Friedel Thielemann at Basel, Switzerland, Jim Truran at Chicago, and John Cowan hope to finish their book, "Nuclear Evolution of the Universe" this year. During the last year, Friedel and Jim came to OU to work on the book and John took trips both to Chicago and to Basel to help finish it up. The University of Chicago Press is contracted to publish it when completed. During this spring semester John is using the unfinished manuscript as his text for his graduate course on Stellar Interiors. He is hoping to get some useful feedback from the students about it.
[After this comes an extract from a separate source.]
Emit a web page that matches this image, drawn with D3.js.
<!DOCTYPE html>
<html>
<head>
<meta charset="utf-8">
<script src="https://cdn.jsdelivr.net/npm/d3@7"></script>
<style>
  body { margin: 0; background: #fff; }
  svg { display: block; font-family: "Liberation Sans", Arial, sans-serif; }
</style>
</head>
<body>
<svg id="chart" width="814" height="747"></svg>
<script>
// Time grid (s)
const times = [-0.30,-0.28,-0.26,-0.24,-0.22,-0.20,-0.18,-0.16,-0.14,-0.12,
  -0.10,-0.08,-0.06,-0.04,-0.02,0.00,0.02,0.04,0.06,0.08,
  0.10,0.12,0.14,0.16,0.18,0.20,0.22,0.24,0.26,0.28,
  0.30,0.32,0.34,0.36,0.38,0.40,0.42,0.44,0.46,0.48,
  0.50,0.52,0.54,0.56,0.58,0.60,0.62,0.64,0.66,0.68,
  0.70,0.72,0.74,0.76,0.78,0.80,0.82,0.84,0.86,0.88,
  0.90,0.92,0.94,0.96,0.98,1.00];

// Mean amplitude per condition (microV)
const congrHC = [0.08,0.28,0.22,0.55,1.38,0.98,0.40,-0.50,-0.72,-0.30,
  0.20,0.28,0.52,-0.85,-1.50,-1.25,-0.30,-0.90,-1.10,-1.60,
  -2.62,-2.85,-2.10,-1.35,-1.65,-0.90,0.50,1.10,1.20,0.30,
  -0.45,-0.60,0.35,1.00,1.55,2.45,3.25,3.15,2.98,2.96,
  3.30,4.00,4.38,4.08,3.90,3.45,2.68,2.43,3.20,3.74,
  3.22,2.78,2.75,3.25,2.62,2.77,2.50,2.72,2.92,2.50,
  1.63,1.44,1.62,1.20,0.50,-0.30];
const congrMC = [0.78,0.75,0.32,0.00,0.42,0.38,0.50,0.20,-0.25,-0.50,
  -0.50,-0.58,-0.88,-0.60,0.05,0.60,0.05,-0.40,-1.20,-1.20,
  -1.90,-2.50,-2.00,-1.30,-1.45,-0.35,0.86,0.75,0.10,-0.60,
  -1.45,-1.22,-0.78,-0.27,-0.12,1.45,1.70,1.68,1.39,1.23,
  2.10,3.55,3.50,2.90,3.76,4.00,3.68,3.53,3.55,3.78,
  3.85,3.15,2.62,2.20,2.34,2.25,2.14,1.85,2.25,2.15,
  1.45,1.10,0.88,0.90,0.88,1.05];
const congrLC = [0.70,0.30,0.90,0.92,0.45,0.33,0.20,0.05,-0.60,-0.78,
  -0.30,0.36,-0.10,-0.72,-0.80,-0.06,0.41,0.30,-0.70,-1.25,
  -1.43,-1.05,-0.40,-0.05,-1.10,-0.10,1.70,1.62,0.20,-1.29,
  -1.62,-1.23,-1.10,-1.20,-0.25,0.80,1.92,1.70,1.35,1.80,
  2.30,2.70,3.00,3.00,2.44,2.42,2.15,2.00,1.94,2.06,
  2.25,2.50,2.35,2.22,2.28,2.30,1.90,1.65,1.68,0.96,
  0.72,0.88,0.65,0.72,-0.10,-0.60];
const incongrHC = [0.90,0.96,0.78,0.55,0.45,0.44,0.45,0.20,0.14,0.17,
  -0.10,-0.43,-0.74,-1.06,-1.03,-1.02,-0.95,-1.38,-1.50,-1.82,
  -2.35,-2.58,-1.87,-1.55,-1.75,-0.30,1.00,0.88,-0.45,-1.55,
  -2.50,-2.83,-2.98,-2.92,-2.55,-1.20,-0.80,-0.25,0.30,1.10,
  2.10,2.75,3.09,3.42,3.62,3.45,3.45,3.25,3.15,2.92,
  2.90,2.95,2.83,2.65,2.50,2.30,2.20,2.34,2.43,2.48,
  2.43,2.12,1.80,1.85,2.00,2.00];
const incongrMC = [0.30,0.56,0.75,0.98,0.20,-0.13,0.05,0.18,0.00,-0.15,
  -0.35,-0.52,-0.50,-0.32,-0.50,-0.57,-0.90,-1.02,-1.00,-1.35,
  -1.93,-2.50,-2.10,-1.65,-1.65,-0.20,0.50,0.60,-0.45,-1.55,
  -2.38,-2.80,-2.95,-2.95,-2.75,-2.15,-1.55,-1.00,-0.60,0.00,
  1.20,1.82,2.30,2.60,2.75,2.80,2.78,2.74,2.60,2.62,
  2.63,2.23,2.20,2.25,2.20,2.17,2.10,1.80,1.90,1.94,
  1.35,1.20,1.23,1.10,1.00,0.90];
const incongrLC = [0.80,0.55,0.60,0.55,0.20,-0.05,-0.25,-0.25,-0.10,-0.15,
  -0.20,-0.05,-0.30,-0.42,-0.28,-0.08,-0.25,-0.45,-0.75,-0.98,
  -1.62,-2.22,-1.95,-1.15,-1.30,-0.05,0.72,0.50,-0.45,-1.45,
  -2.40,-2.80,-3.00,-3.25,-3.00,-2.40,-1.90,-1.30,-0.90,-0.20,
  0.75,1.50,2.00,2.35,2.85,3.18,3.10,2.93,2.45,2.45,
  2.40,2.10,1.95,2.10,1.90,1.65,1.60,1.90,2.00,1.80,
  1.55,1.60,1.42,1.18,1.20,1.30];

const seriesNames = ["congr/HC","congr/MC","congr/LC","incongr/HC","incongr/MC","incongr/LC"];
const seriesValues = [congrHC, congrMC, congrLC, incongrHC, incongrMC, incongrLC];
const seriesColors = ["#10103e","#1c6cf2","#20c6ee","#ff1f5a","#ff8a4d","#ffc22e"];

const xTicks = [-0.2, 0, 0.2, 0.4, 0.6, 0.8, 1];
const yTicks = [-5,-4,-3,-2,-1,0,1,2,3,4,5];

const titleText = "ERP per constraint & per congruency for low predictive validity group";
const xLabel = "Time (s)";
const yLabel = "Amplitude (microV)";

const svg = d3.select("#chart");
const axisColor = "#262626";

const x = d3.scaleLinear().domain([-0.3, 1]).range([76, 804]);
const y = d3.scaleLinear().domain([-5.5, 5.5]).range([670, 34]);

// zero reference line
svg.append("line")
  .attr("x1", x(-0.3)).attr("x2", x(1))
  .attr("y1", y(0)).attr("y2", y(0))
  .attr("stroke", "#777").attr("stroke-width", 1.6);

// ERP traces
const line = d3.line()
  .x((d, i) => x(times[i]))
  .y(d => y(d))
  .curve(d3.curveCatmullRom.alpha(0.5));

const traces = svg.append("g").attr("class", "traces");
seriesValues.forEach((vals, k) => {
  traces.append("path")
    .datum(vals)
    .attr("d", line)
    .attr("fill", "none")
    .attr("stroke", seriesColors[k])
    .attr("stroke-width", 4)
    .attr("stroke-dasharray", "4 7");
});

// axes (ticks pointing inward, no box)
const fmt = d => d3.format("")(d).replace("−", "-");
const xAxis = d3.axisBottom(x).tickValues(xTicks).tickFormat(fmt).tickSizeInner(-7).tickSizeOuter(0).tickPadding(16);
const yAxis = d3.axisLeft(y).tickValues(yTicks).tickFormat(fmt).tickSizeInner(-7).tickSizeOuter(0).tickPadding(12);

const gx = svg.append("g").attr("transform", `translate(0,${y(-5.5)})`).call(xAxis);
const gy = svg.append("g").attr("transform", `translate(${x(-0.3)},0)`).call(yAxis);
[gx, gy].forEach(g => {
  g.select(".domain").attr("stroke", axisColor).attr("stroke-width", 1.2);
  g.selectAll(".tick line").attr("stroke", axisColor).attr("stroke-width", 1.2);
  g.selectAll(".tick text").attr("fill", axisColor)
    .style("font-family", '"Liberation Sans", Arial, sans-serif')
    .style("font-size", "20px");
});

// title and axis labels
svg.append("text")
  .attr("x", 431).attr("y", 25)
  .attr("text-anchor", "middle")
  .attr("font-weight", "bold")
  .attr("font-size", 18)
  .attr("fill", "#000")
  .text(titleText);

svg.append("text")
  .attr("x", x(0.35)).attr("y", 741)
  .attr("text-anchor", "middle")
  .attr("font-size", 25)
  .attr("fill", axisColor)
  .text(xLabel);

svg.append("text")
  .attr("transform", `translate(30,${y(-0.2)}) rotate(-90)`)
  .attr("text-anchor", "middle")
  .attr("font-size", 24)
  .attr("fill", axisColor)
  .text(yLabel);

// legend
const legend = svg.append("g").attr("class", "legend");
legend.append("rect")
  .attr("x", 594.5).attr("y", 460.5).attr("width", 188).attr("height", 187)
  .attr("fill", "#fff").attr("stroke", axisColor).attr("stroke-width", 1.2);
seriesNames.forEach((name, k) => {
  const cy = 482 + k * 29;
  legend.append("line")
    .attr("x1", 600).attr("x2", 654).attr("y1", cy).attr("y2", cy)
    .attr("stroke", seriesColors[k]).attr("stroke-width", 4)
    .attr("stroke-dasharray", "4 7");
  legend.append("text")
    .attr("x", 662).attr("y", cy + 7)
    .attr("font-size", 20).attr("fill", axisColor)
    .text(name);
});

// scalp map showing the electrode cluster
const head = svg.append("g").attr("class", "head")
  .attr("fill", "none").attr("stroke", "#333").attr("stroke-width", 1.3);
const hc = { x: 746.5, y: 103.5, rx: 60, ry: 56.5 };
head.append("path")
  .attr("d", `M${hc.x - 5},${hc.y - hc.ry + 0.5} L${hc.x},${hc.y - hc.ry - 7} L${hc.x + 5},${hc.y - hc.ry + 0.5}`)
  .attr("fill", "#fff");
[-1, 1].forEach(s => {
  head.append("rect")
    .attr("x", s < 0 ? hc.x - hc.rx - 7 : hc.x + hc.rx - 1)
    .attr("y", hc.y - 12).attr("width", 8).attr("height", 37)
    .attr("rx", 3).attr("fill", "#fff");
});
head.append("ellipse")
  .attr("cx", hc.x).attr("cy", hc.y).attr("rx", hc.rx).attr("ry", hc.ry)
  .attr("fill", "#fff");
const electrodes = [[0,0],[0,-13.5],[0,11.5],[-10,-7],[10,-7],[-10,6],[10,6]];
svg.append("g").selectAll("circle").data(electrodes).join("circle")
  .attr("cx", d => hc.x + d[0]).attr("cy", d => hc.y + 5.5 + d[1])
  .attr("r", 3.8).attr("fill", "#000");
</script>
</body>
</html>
The text is designed both for graduate students and for workers in the fields of stellar evolution, nucleosynthesis, nuclear physics and nuclear astrophysics.
MEETINGS ATTENDED, PAPERS GIVEN
Several graduate students attended the 191st American Astronomical Society Meeting, January 6-January 10, 1998, in Washington D.C. The following posters were presented:
"Extinction and Radial Distribution of Supernovae in Their Parent Galaxies" by Hatano, K., Deaton, J., and Branch, D.
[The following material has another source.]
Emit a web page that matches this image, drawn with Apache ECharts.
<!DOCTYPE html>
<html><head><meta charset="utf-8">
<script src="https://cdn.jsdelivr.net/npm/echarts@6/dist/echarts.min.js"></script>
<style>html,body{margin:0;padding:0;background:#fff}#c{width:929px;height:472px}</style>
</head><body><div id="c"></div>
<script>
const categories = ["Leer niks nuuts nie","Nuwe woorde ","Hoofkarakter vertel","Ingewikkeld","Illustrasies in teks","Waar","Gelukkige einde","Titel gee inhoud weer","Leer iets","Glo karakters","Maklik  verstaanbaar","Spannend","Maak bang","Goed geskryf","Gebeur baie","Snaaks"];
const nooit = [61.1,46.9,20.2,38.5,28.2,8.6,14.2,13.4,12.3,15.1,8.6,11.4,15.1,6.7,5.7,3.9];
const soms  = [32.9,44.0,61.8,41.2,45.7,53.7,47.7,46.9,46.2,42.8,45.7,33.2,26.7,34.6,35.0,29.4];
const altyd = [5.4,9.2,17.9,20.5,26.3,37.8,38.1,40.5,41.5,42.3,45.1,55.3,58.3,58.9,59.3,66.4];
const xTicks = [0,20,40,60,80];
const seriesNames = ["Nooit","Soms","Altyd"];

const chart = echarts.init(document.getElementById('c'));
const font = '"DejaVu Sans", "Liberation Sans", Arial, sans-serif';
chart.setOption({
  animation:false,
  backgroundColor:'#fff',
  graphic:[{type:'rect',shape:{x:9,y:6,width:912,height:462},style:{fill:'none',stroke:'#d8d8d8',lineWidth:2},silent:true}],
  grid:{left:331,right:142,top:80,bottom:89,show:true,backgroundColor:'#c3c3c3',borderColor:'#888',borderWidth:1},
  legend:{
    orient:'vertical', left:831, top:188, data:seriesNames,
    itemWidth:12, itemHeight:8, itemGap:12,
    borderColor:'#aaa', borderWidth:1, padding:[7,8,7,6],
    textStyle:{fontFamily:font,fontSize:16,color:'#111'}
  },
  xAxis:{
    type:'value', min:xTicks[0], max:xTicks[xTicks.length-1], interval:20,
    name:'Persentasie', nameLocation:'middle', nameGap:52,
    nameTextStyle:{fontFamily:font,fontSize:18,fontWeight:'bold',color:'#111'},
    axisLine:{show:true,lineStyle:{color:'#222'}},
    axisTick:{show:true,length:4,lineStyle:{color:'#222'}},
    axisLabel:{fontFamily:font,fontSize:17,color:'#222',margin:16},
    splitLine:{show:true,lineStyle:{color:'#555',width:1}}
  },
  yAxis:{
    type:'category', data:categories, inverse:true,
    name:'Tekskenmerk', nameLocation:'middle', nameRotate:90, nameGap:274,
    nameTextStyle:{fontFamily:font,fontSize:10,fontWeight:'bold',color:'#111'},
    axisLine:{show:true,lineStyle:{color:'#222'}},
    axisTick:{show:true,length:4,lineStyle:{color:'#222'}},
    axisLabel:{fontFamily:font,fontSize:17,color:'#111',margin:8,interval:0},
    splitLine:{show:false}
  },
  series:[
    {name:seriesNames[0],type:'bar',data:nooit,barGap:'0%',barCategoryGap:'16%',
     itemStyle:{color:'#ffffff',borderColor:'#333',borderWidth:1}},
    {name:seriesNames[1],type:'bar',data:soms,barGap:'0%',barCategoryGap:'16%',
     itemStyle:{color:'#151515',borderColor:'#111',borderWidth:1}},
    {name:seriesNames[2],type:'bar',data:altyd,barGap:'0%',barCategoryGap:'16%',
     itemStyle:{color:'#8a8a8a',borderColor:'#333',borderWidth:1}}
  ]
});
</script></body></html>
"Neutron Capture Abundances in Galactic Halo Stars" D. Burris (OU), C. Sneden (U.Texas), C. Pilachowski and T. Armandroff (NOAO) and J. Cowan (OU)
"Prospecting for Stellar Abundance Gradients in Spiral Galaxies Using IR Images", J.W. Howard, R.B.C. Henry, W.J. Romanishin.
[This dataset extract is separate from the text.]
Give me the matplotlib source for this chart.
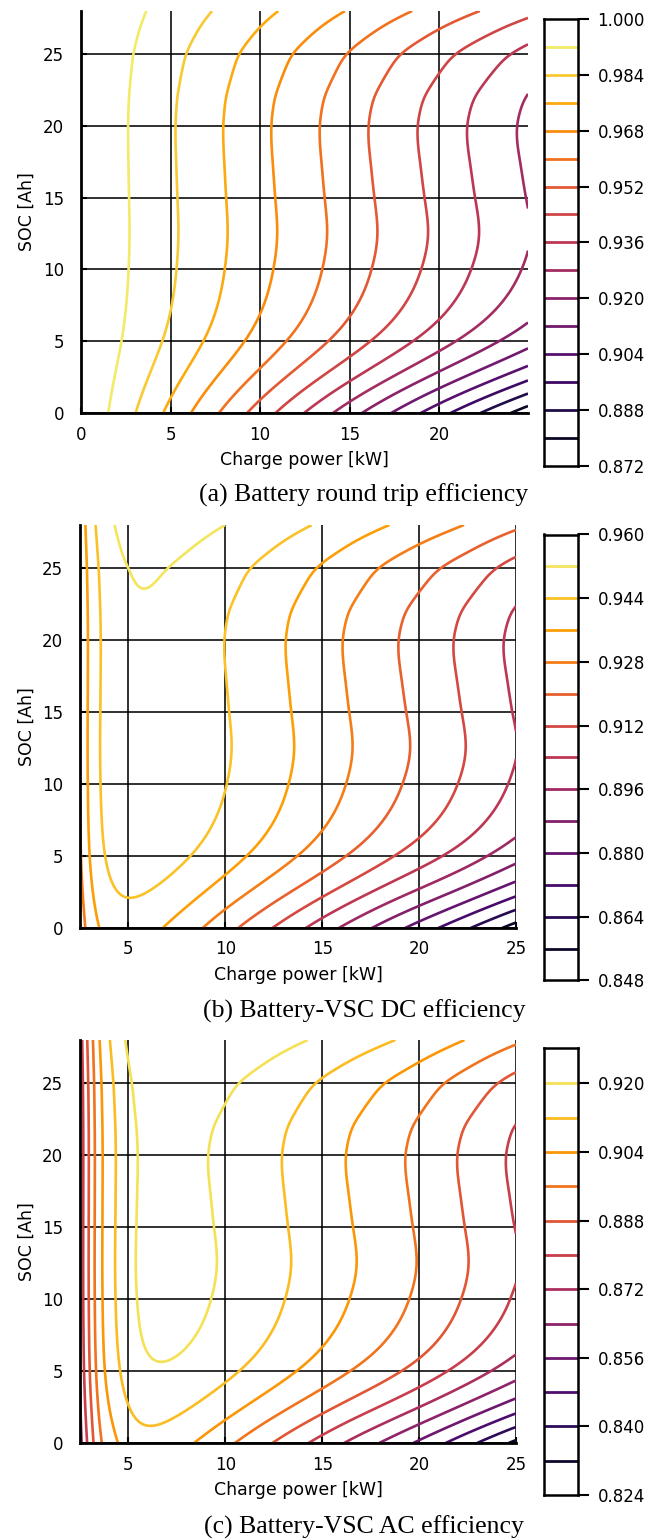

"The Probable Detection of SN 1923A: The Oldest Radio Supernova or The Youngest Supernova Remnant", C. Eck (OU), J. Cowan (OU), D. Branch (OU) (and Douglas Roberts should be credited but wasn't in the poster title from UIUC, Illinois) "When not attending the meeting, we got to frolic about our nations capital, and see the sights....", stated one of the students.
Kory Goldammer and Xiao Ming Fang presented talks at the 16th North American Conference on Molecular Beam Epitaxy in Ann Arbor MI on October 5-8. Kory's talk was entitled "Electrical Properties of InSb Quantum Wells Remotely-Doped with Si," and Xiao Ming's talk was entitled "MBE Growth of PbEuSe/PbSe Heterostructures on CaF2/Si (111)."
GRAD STUDENTS UNCUT
John Walkup writes, "I passed my Specialists Exam on Landau-Zener tunneling in December. Right now our group is busy preparing three papers for publication:
The one I am writing relates the locations of avoided crossings of diamagnetic hydrogen to singularities (square-root branch points) on the complex |m|-plane, where m is the magnetic quantum number. One of the other papers maps the trajectories of these branch points as functions of magnetic field strength. The third paper attempts to resolve the mysteries of the energy spectrum and wave functions of the one-dimensional hydrogen atom, a long-time controversial subject.
John Carzoli (also in our group) and I are preparing two separate posters to present at this spring's DAMOP conference in Santa Fe. Carzoli's poster will cover his research in helium.
Fred Brown, Physics grad student, frequently hosts parties at his domicile. Informed sources say that these events are the sites of the ritual post qualifier burning of the notes....especially if you have passed the exams.